What is Pearlite in Steel?
Have you ever wondered what gives steel its remarkable strength and durability? One of the key components is a microstructure known as pearlite. Pearlite is formed when austenite, the high-temperature phase of iron, undergoes a eutectoid reaction with carbon during cooling. This process results in a layered structure consisting of alternating layers of ferrite and cementite.
The unique composition of pearlite gives it several important properties that make it an essential component of steel. Firstly, it provides strength to the material by limiting the propagation of cracks through its inter-lamellar spacing. Secondly, it improves the ductility and toughness of steel by acting as a barrier to dislocations. Finally, pearlite also enhances wear resistance and machinability while maintaining good weldability.
How Pearlite forms in Steel?
The formation of pearlite occurs during the cooling process of steel after it has been heated above its critical temperature. As the steel begins to cool down, carbon atoms begin to bond with iron atoms and form small pockets where they can reside. These pockets eventually grow larger and form into lines or layers as more carbon bonds are formed.
Pearlite can have varying levels of strength depending on how much carbon is present in its composition. Low-carbon pearlite, for example, tends to be softer and more ductile, making it suitable for things like sheet metal or wire products.
Pearlite Microstructure
Pearlite microstructure is a type of phase mixture that forms when austenite – the high-temperature phase of iron – transforms into ferrite and cementite at lower temperatures. This process involves the diffusion of carbon atoms from austenite to form thin layers of cementite between ferrite grains.

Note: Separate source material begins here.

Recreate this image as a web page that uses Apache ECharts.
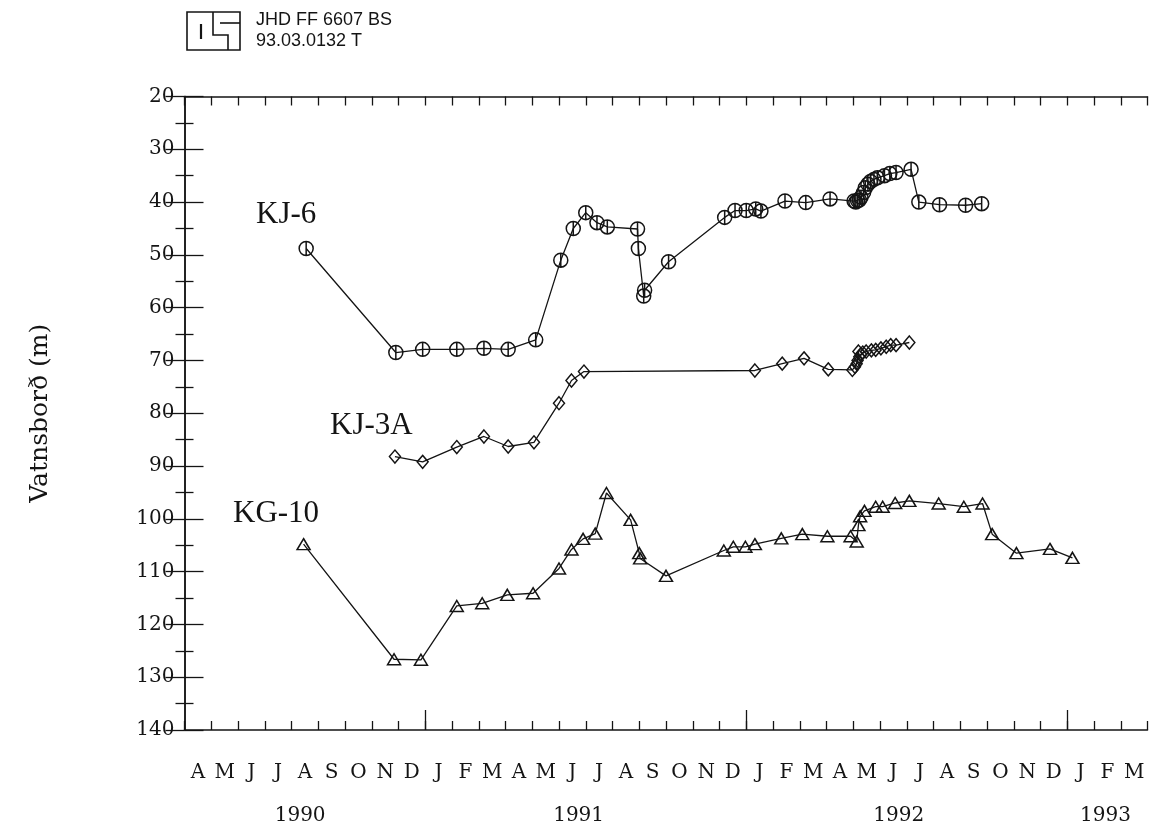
<!DOCTYPE html>
<html>
<head>
<meta charset="utf-8">
<script src="https://cdn.jsdelivr.net/npm/echarts@6/dist/echarts.min.js"></script>
<style>
  html, body { margin: 0; padding: 0; background: #fff; }
  #chart { width: 1149px; height: 828px; }
</style>
</head>
<body>
<div id="chart"></div>
<script>
// Water level (m below reference) in three wells, 1990-1993
const kj6Dates = ['1990-08-18','1990-11-28','1990-12-29','1991-02-06','1991-03-07','1991-04-04','1991-05-05','1991-06-03','1991-06-17','1991-07-01','1991-07-14','1991-07-26','1991-08-30','1991-08-31','1991-09-06','1991-09-07','1991-10-04','1991-12-07','1991-12-19','1992-01-01','1992-01-12','1992-01-18','1992-02-14','1992-03-08','1992-04-05','1992-05-02','1992-05-04','1992-05-06','1992-05-08','1992-05-10','1992-05-13','1992-05-15','1992-05-18','1992-05-21','1992-05-25','1992-05-29','1992-06-06','1992-06-12','1992-06-19','1992-07-06','1992-07-15','1992-08-08','1992-09-07','1992-09-25'];
const kj6Levels = [48.8,68.5,67.9,67.9,67.7,67.9,66.1,51.0,45.0,42.0,43.9,44.7,45.1,48.8,57.8,56.7,51.3,42.9,41.6,41.6,41.3,41.7,39.8,40.1,39.4,39.8,40.0,39.7,39.6,39.1,38.2,37.3,36.6,36.1,35.7,35.4,35.0,34.6,34.4,33.8,40.0,40.5,40.6,40.3];

const kj3aDates = ['1990-11-27','1990-12-29','1991-02-06','1991-03-07','1991-04-04','1991-05-03','1991-06-01','1991-06-15','1991-06-29','1992-01-11','1992-02-11','1992-03-06','1992-04-03','1992-04-30','1992-05-03','1992-05-05','1992-05-06','1992-05-07','1992-05-08','1992-05-10','1992-05-12','1992-05-16','1992-05-22','1992-05-27','1992-06-02','1992-06-08','1992-06-13','1992-06-19','1992-07-04'];
const kj3aLevels = [88.2,89.2,86.4,84.4,86.3,85.5,78.1,73.8,72.1,71.9,70.6,69.6,71.7,71.8,71.2,70.6,70.0,68.3,69.3,68.8,68.5,68.3,68.1,68.0,67.7,67.4,67.1,67.1,66.6];

const kg10Dates = ['1990-08-15','1990-11-26','1990-12-27','1991-02-06','1991-03-05','1991-04-03','1991-05-02','1991-06-01','1991-06-15','1991-06-28','1991-07-12','1991-07-25','1991-08-22','1991-09-01','1991-09-02','1991-10-01','1991-12-06','1991-12-17','1991-12-31','1992-01-11','1992-02-10','1992-03-04','1992-04-02','1992-04-28','1992-05-05','1992-05-07','1992-05-09','1992-05-14','1992-05-27','1992-06-04','1992-06-18','1992-07-04','1992-08-07','1992-09-05','1992-09-26','1992-10-07','1992-11-04','1992-12-12','1993-01-07'];
const kg10Levels = [104.8,126.6,126.7,116.5,116.0,114.4,114.1,109.4,105.8,103.8,102.8,95.1,100.2,106.5,107.5,110.8,106.0,105.3,105.3,104.8,103.7,102.9,103.3,103.3,104.3,101.2,99.5,98.5,97.7,97.7,97.0,96.6,97.1,97.7,97.1,102.9,106.5,105.7,107.4];

// Axis settings
const monthLetters = ['J','F','M','A','M','J','J','A','S','O','N','D'];
const startYear = 1990, startMonth = 4;   // axis begins 1 April 1990
const monthCount = 36;                    // and runs to 1 April 1993
const yMin = 20, yMax = 140, yStep = 10;
const yearLabelDates = ['1990-08-11','1991-06-23','1992-06-22','1993-02-13'];
const yAxisTitle = 'Vatnsborð (m)';
const seriesNames = ['KJ-6','KJ-3A','KG-10'];
const headerLines = ['JHD FF 6607 BS', '93.03.0132 T'];

const INK = '#141414';
const tickFont = '"DejaVu Serif", serif';

// a calendar date as months elapsed since the start of the axis
function monthPos(s) {
  const [y, m, d] = s.split('-').map(Number);
  const days = new Date(Date.UTC(y, m, 0)).getUTCDate();
  return (y - startYear) * 12 + (m - startMonth) + (d - 1) / days;
}
function pairs(dates, vals) { return dates.map((d, i) => [monthPos(d), vals[i]]); }
function monthOf(k) { return ((startMonth - 1 + Math.floor(k)) % 12 + 12) % 12; }
function yearOf(k) { return startYear + Math.floor((startMonth - 1 + Math.floor(k)) / 12); }

const monthStarts = Array.from({ length: monthCount + 1 }, (_, k) => k);
const monthMids = Array.from({ length: monthCount }, (_, k) => k + 0.5);
const janStarts = monthStarts.filter(k => monthOf(k) === 0 && k < monthCount);
const yearLabelPos = yearLabelDates.map(monthPos);

// open plotter-style markers (the line shows through them)
const circleSym = 'path://M0,-10A10,10,0,1,1,0,10A10,10,0,1,1,0,-10ZM0,-10L0,10';
const diamondSym = 'path://M0,-10L8,0L0,10L-8,0Z';
const triSym = 'path://M0,-9L10,8L-10,8Z';

function xAx(extra) {
  return Object.assign({
    type: 'value', min: 0, max: monthCount, interval: 1, gridIndex: 0,
    splitLine: { show: false },
    axisLine: { show: true, onZero: false, lineStyle: { color: INK, width: 1.5 } },
    axisPointer: { show: false }
  }, extra);
}

const chart = echarts.init(document.getElementById('chart'), null, { renderer: 'canvas' });

const option = {
  animation: false,
  backgroundColor: '#ffffff',
  grid: { left: 184.5, right: 1.5, top: 96.5, bottom: 98, containLabel: false },
  xAxis: [
    xAx({
      position: 'bottom',
      axisTick: { show: true, inside: true, length: 9, customValues: monthStarts, lineStyle: { color: INK, width: 1.3 } },
      axisLabel: {
        show: true, customValues: monthMids, margin: 33, color: INK,
        fontFamily: tickFont, fontSize: 20,
        formatter: v => monthLetters[monthOf(v)]
      }
    }),
    xAx({
      position: 'bottom', offset: 0,
      axisLine: { show: false },
      axisTick: { show: true, inside: true, length: 20, customValues: janStarts, lineStyle: { color: INK, width: 1.3 } },
      axisLabel: {
        show: true, customValues: yearLabelPos, margin: 76, color: INK,
        fontFamily: tickFont, fontSize: 20,
        formatter: v => String(yearOf(v))
      }
    }),
    xAx({
      position: 'top',
      axisTick: { show: true, inside: true, length: 9, customValues: monthStarts, lineStyle: { color: INK, width: 1.3 } },
      axisLabel: { show: false }
    })
  ],
  yAxis: [
    {
      type: 'value', position: 'left', inverse: true,
      min: yMin, max: yMax, interval: yStep,
      name: yAxisTitle, nameLocation: 'middle', nameGap: 132, nameRotate: 90,
      nameTextStyle: { color: INK, fontFamily: tickFont, fontSize: 25 },
      splitLine: { show: false },
      axisLine: { show: true, lineStyle: { color: INK, width: 1.5 } },
      axisTick: { show: true, inside: true, length: 19, lineStyle: { color: INK, width: 1.3 } },
      minorTick: { show: true, splitNumber: 2, length: 9, lineStyle: { color: INK, width: 1.3 } },
      axisLabel: { color: INK, fontFamily: tickFont, fontSize: 20, margin: 10 }
    },
    {
      type: 'value', position: 'right', inverse: true,
      min: yMin, max: yMax, interval: yStep,
      splitLine: { show: false },
      axisLine: { show: true, lineStyle: { color: INK, width: 1.5 } },
      axisTick: { show: true, inside: true, length: 19, lineStyle: { color: INK, width: 1.3 } },
      minorTick: { show: true, splitNumber: 2, length: 9, lineStyle: { color: INK, width: 1.3 } },
      axisLabel: { show: false }
    }
  ],
  series: [
    { name: seriesNames[0], data: pairs(kj6Dates, kj6Levels), symbol: circleSym, symbolSize: [14, 14] },
    { name: seriesNames[1], data: pairs(kj3aDates, kj3aLevels), symbol: diamondSym, symbolSize: [11, 13] },
    { name: seriesNames[2], data: pairs(kg10Dates, kg10Levels), symbol: triSym, symbolSize: [13, 11] }
  ].map(s => Object.assign({
    type: 'line', xAxisIndex: 0, yAxisIndex: 0,
    showSymbol: true, showAllSymbol: true, silent: true,
    lineStyle: { color: INK, width: 1.3 },
    itemStyle: { color: 'rgba(0,0,0,0)', borderColor: INK, borderWidth: 1.5 },
    emphasis: { disabled: true }
  }, s)),
  graphic: [
    // institute mark
    { type: 'rect', shape: { x: 187, y: 12, width: 53, height: 38 }, style: { fill: 'none', stroke: INK, lineWidth: 1.6 } },
    { type: 'line', shape: { x1: 201, y1: 24, x2: 201, y2: 39 }, style: { stroke: INK, lineWidth: 2.2 } },
    { type: 'polyline', shape: { points: [[213, 12], [213, 35], [228, 35], [228, 50]] }, style: { stroke: INK, lineWidth: 1.6, fill: 'none' } },
    { type: 'polyline', shape: { points: [[220, 23], [240, 23]] }, style: { stroke: INK, lineWidth: 1.6, fill: 'none' } },
    { type: 'text', style: { x: 256, y: 20, text: headerLines[0], font: '18px "Liberation Sans", Arial, sans-serif', fill: INK, verticalAlign: 'middle' } },
    { type: 'text', style: { x: 256, y: 41.5, text: headerLines[1], font: '18px "Liberation Sans", Arial, sans-serif', fill: INK, verticalAlign: 'middle' } },
    // well names
    { type: 'text', style: { x: 256, y: 215, text: seriesNames[0], font: '31px "Liberation Serif", "Times New Roman", serif', fill: INK, verticalAlign: 'middle' } },
    { type: 'text', style: { x: 330, y: 426, text: seriesNames[1], font: '31px "Liberation Serif", "Times New Roman", serif', fill: INK, verticalAlign: 'middle' } },
    { type: 'text', style: { x: 233, y: 514, text: seriesNames[2], font: '31px "Liberation Serif", "Times New Roman", serif', fill: INK, verticalAlign: 'middle' } }
  ]
};

chart.setOption(option);
</script>
</body>
</html>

How Pearlite appear in Microstructure?
Pearlite appears as dark spots under optical microscope. Pearlite microstructure is characterized by its alternating bands or lamellae of ferrite and cementite, which give it a unique appearance under the microscope. The thickness and spacing of these lamellae can vary depending on factors such as cooling rate, composition, and processing conditions.
In general, slower cooling rates result in thicker lamellae with wider spacings, while faster cooling rates lead to thinner lamellae with narrower spacings.